A buoy is floating in water and is tied to a post. The water is creating a force of $3$ N on a bearing of $125^\circ$ and the wind is creating a force of $2$ N on a bearing of $230^\circ$
What force does the post need to exert on the buoy to keep it in equilibrium?
I have this, Is this the answer?
Bearing is the angle that is clockwise from north. To make this simpler, let’s assume that north is the positive $y$ direction and east is the positive $x$ direction. Since the first force is $125^\circ$ clockwise from north, this force is $35^\circ$ below the positive $x$ axis. This means its $y$ component is negative and its $x$ component is positive. Let’s use the following equations to determine these numbers.
$$y = -F \cdot \sin \theta = -3 \cdot \sin 35 $$ $$x = F \cdot \cos \theta = 3 \cdot \cos 35 $$ To determine the angle, I subtracted $90^\circ$. The direction of this force is $35$˚south of east.
Since the second force is $230^\circ$ clockwise from north, this force is $50$˚ clockwise from the negative $y$ axis. This means its $y$ component is negative and its $x$ component is negative. Let’s use the following equations to determine these numbers.
$$y = -F \cdot \cos \theta = -2 \cdot \cos 50 $$ $$x = F \cdot \sin \theta = -2 \cdot \sin 50 $$
To determine the angle, I subtracted $180^\circ$. The direction of this force is $50^\circ$ west of south. Let’s add these components.
$$y = --3 \cdot \sin 35 + -2 \cdot \cos 50 = -3.006304528 \mathrm{\ N} $$ $$x = 3 \cdot \cos 35 - 2 \cdot \sin 50= 0.925367247 \mathrm{\ N} $$ To determine the magnitude of the force, use the following equation.
$$F = \sqrt{y^2 + x^2} = \sqrt{(-3.006304528)^2 + 0.925367247^2} = 3.145252417 \mathrm{\ N}$$
I think instead of $--3$ you meant to just put $-3$ (especially since you then computed the correct result assuming the value of that factor was actually $-3$).
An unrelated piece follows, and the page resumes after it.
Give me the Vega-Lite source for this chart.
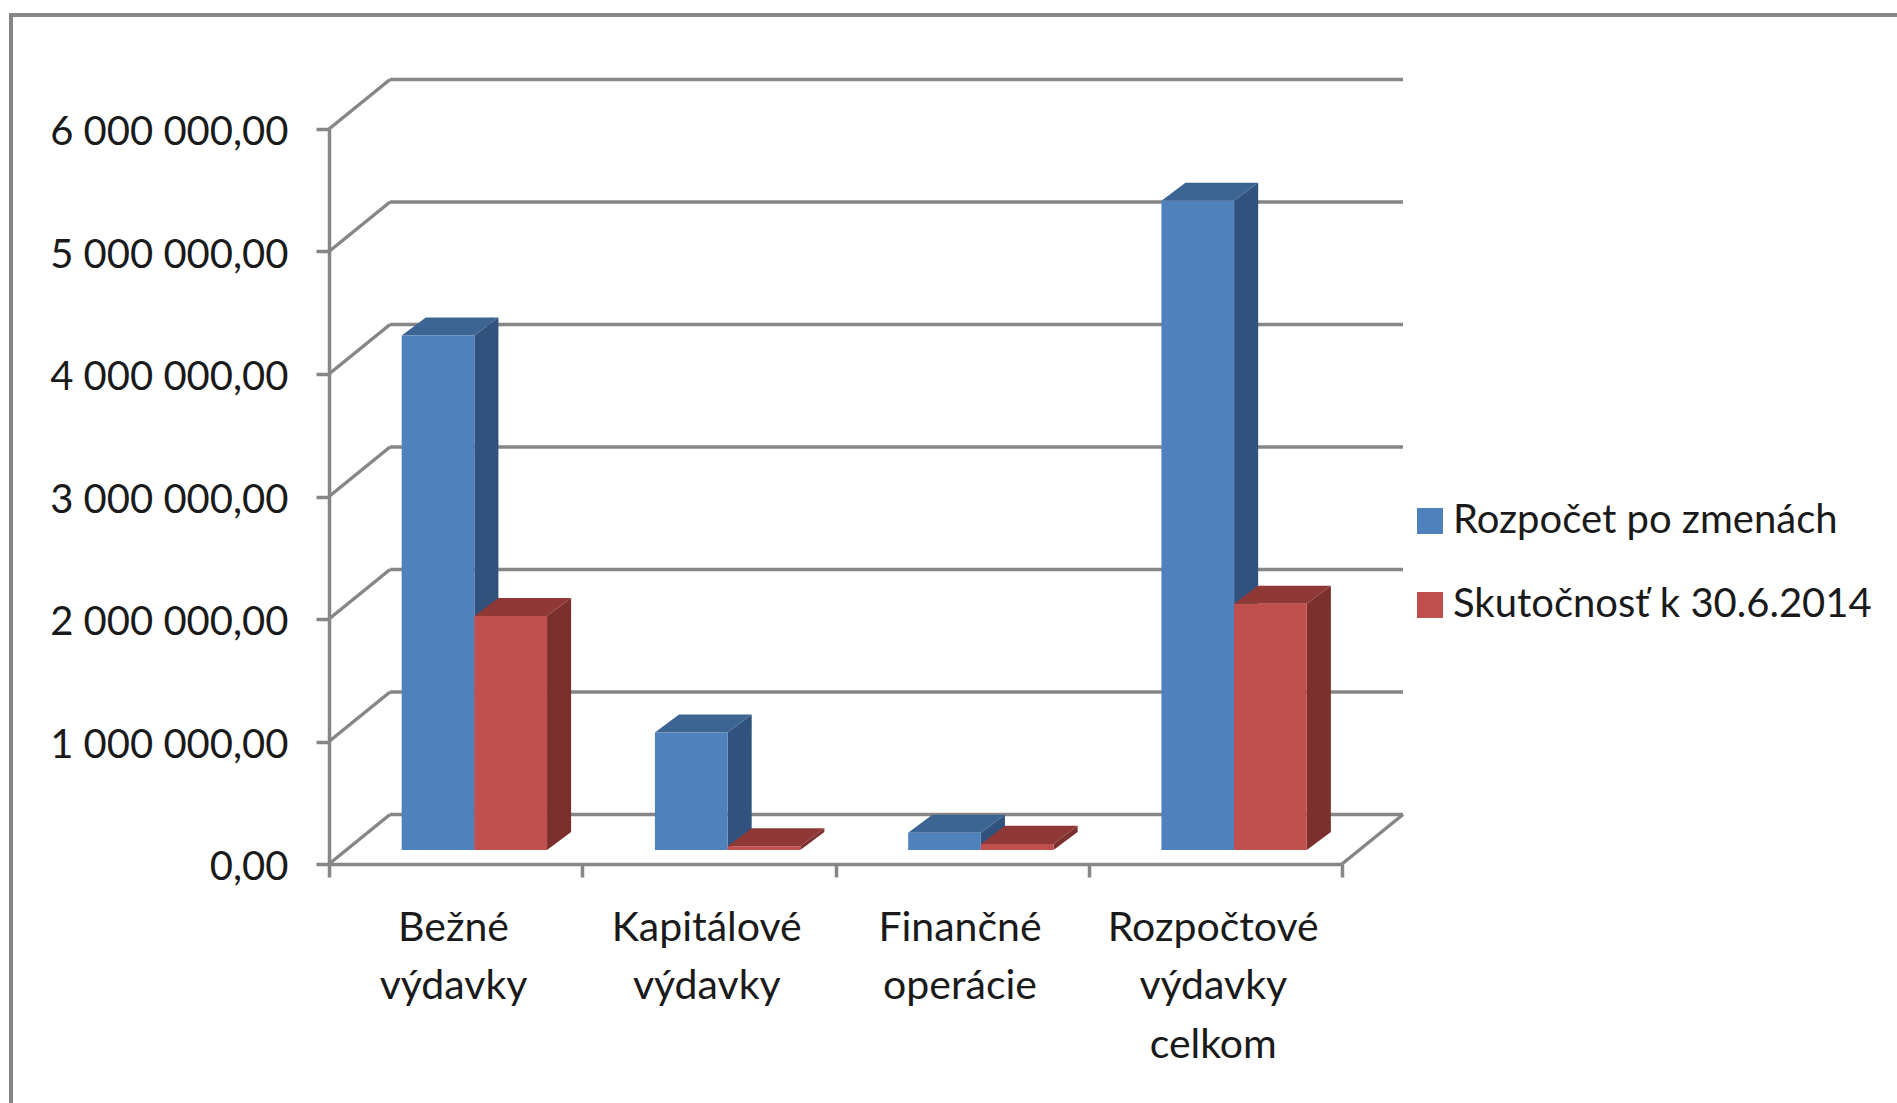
{
"$schema":"https://vega.github.io/schema/vega-lite/v6.json",
"width":1892,"height":1093,
"autosize":{"type":"none"},
"padding":{"left":11,"top":15,"right":0,"bottom":0},
"background":"white",
"config":{"view":{"stroke":"#868686","strokeWidth":4},"axis":{"grid":false,"title":null}},
"data":{"values":[
{"category":"Bežné výdavky","series":"Rozpočet po zmenách","value":4200000},
{"category":"Bežné výdavky","series":"Skutočnosť k 30.6.2014","value":1910000},
{"category":"Kapitálové výdavky","series":"Rozpočet po zmenách","value":960000},
{"category":"Kapitálové výdavky","series":"Skutočnosť k 30.6.2014","value":30000},
{"category":"Finančné operácie","series":"Rozpočet po zmenách","value":140000},
{"category":"Finančné operácie","series":"Skutočnosť k 30.6.2014","value":50000},
{"category":"Rozpočtové výdavky celkom","series":"Rozpočet po zmenách","value":5300000},
{"category":"Rozpočtové výdavky celkom","series":"Skutočnosť k 30.6.2014","value":2010000}
]},
"layer":[
{"data":{"values":[{"tick":0},{"tick":1000000},{"tick":2000000},{"tick":3000000},{"tick":4000000},{"tick":5000000},{"tick":6000000}]},
 "transform":[{"calculate":"0","as":"a"},{"calculate":"4","as":"b"}],
 "mark":{"type":"rule","stroke":"#868686","strokeWidth":3.5,"xOffset":61,"x2Offset":61,"yOffset":-49.5},
 "encoding":{"x":{"field":"a","type":"quantitative"},"x2":{"field":"b"},"y":{"field":"tick","type":"quantitative"}}},
{"data":{"values":[{"tick":0},{"tick":1000000},{"tick":2000000},{"tick":3000000},{"tick":4000000},{"tick":5000000},{"tick":6000000}]},
 "transform":[{"calculate":"0","as":"a"}],
 "mark":{"type":"rule","stroke":"#868686","strokeWidth":3.5,"x2Offset":61,"y2Offset":-49.5},
 "encoding":{"x":{"field":"a","type":"quantitative"},"x2":{"field":"a"},"y":{"field":"tick","type":"quantitative"},"y2":{"field":"tick"}}},
{"data":{"values":[{"tick":0}]},
 "transform":[{"calculate":"4","as":"b"}],
 "mark":{"type":"rule","stroke":"#868686","strokeWidth":3.5,"x2Offset":61,"y2Offset":-49.5},
 "encoding":{"x":{"field":"b","type":"quantitative"},"x2":{"field":"b"},"y":{"field":"tick","type":"quantitative"},"y2":{"field":"tick"}}},
{"transform":[
  {"calculate":"[0,1]","as":"f"},{"flatten":["f"]},
  {"calculate":"indexof(['Bežné výdavky','Kapitálové výdavky','Finančné operácie','Rozpočtové výdavky celkom'],datum.category)","as":"slot"},
  {"calculate":"datum.series=='Rozpočet po zmenách'?0:1","as":"si"},
  {"calculate":"datum.slot+(datum.si+2)*0.287+datum.f*0.095","as":"sx"},
  {"calculate":"datum.value+datum.f*147000","as":"sy"},
  {"calculate":"datum.f*147000","as":"sy2"},
  {"calculate":"datum.category+datum.series","as":"key"}],
 "mark":{"type":"area","yOffset":-14,"y2Offset":-14,"interpolate":"linear"},
 "encoding":{
  "x":{"field":"sx","type":"quantitative"},
  "y":{"field":"sy","type":"quantitative"},"y2":{"field":"sy2"},
  "detail":{"field":"key","type":"nominal"},
  "color":{"field":"series","type":"nominal","legend":null,"scale":{"domain":["Rozpočet po zmenách","Skutočnosť k 30.6.2014"],"range":["#31527C","#7B302E"]}}}},
{"transform":[
  {"calculate":"[0,1]","as":"f"},{"flatten":["f"]},
  {"calculate":"indexof(['Bežné výdavky','Kapitálové výdavky','Finančné operácie','Rozpočtové výdavky celkom'],datum.category)","as":"slot"},
  {"calculate":"datum.series=='Rozpočet po zmenách'?0:1","as":"si"},
  {"calculate":"datum.slot+(datum.si+1)*0.287+datum.f*0.095","as":"tx"},
  {"calculate":"datum.slot+(datum.si+2)*0.287+datum.f*0.095","as":"tx2"},
  {"calculate":"datum.value+datum.f*147000","as":"ty"},
  {"calculate":"datum.category+datum.series","as":"key"}],
 "mark":{"type":"area","orient":"horizontal","yOffset":-14,"interpolate":"linear"},
 "encoding":{
  "y":{"field":"ty","type":"quantitative"},
  "x":{"field":"tx","type":"quantitative"},"x2":{"field":"tx2"},
  "detail":{"field":"key","type":"nominal"},
  "color":{"field":"series","type":"nominal","legend":null,"scale":{"domain":["Rozpočet po zmenách","Skutočnosť k 30.6.2014"],"range":["#3D6593","#8F3835"]}}}},
{"transform":[
  {"calculate":"indexof(['Bežné výdavky','Kapitálové výdavky','Finančné operácie','Rozpočtové výdavky celkom'],datum.category)","as":"slot"},
  {"calculate":"datum.series=='Rozpočet po zmenách'?0:1","as":"si"},
  {"calculate":"datum.slot+(datum.si+1)*0.287","as":"bx"},
  {"calculate":"datum.slot+(datum.si+2)*0.287","as":"bx2"},
  {"calculate":"0","as":"base"}],
 "mark":{"type":"rect","yOffset":-14,"y2Offset":-14},
 "encoding":{
  "x":{"field":"bx","type":"quantitative","scale":{"domain":[0,4],"range":[318,1331],"nice":false,"zero":false},"title":null,
    "axis":{"values":[0,1,2,3,4],"domainColor":"#868686","domainWidth":3.5,"grid":false,"tickColor":"#868686","tickWidth":3.5,"tickSize":13,"offset":-244,
     "labelExpr":"[['Bežné','výdavky'],['Kapitálové','výdavky'],['Finančné','operácie'],['Rozpočtové','výdavky','celkom'],''][datum.value]",
     "labelOffset":124,"labelPadding":31,"labelFont":"Lato","labelFontSize":41,"labelColor":"#1a1a1a","labelLineHeight":58.5,"labelOverlap":false,"labelFlush":false,"labelBound":false,"labelAngle":0,"labelBaseline":"top","labelAlign":"center","labelLimit":600}},
  "x2":{"field":"bx2"},
  "y":{"field":"value","type":"quantitative","scale":{"domain":[0,6000000],"range":[849,114],"nice":false,"zero":false},"title":null,
    "axis":{"values":[0,1000000,2000000,3000000,4000000,5000000,6000000],"domainColor":"#868686","domainWidth":3.5,"grid":false,"tickColor":"#868686","tickWidth":3.5,"tickSize":13,"offset":-318,
     "labelExpr":"replace(replace(format(datum.value,',.2f'),regexp(',','g'),' '),'.',',')",
     "labelPadding":28,"labelOffset":3.5,"labelFont":"Lato","labelFontSize":40,"labelColor":"#1a1a1a","labelOverlap":false,"labelFlush":false,"labelBound":false,"labelLimit":600}},
  "y2":{"field":"base"},
  "color":{"field":"series","type":"nominal","scale":{"domain":["Rozpočet po zmenách","Skutočnosť k 30.6.2014"],"range":["#4F81BD","#C0504D"]},
   "legend":{"title":null,"orient":"none","legendX":1399,"legendY":486,"symbolType":"square","symbolSize":676,"symbolStrokeWidth":0,"labelFont":"Lato","labelFontSize":40,"labelColor":"#1a1a1a","labelOffset":3,"rowPadding":44,"labelLimit":600}}}}
],
"resolve":{"scale":{"color":"independent"}}
}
Basically the approach is sound, and other than the stray $-$ symbol all the intermediate results and the final result look good.
I tend to take a different approach when programming a computer to do this sort of calculation, because I would like to avoid the extra logic of having to figure out what quadrant the vector is in and then subtract some multiple of $90^\circ$ from the angle. Assuming the direction is clockwise from the positive $y$ axis (anathema to pure mathematics, but in practical navigation exercises I end up doing this a lot), I would write
$$ F_x = F \sin \theta, $$ $$ F_y = F \cos \theta. $$
I would then assume the $\sin$ and $\cos$ functions are evaluated correctly, meaning they are positive when they should be positive and negative when they should be negative, depending on which quadrant the angle happens to fall in.
In the end, the methods should give the same result, because for example $3 \cos 125^\circ = -3 \sin 35^\circ,$ as can easily be confirmed by the same methods you used.